También el populismo abraza a otros múltiples ámbitos, como las religiones o los contextos profesionales o laborales. Y a todos ellos procede aplicar idénticas reglas. Así, nunca cabrá calificar como populista a quien huya del trazo grueso, de la frase que pueda dar lugar a equívocos o perplejidad o del consejo maximalista. De igual modo que lo será genuinamente quien prefiera la actitud a la aptitud, la mueca al fondo de cada asunto, o la respuesta inmediata del público -el pan y circo-, frente a lo que precisa de una previa introspección.

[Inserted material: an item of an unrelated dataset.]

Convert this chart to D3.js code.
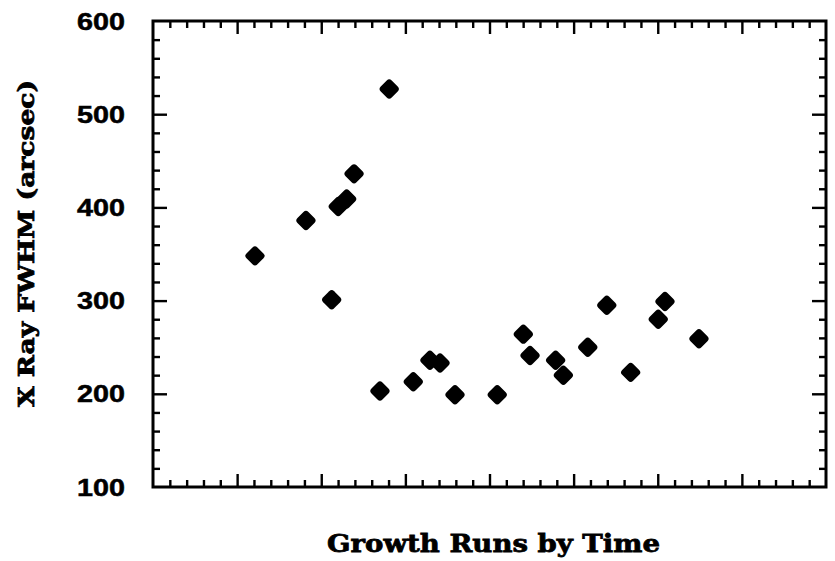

Donde acostumbra a limitarse el populismo a la mínima expresión, en cambio, es en el medio personal o familiar. Es ahí donde enseguida detectamos al oportunista, al que simplifica o amplifica todo, al que vive en la dicotomía permanente, al que persigue con su discurso una igualdad que le coloque en superior posición frente a los restantes de la casa, al que abusa de planteamientos emocionales frente a los racionales, a quien da la murga con o sin causa, o al que lo fía todo a la imprevisión.

En esa esfera cotidiana, a diferencia de lo que acontece en el entorno público, nunca dudamos en apartar al que molesta, recriminándole incluso con dureza, sustituyéndolo por su antónimo, que es quien trata de estar donde toca estar y de ser lo que hay que ser, sin llamar la atención ni eludir afianzarse en el liderazgo por su madurez y equilibrio.

Los populismos, en fin, ni en casa ni lejos de ella. Salvo que pretendamos vivir en la fantasía de la que se despierta uno con una espantosa pesadilla.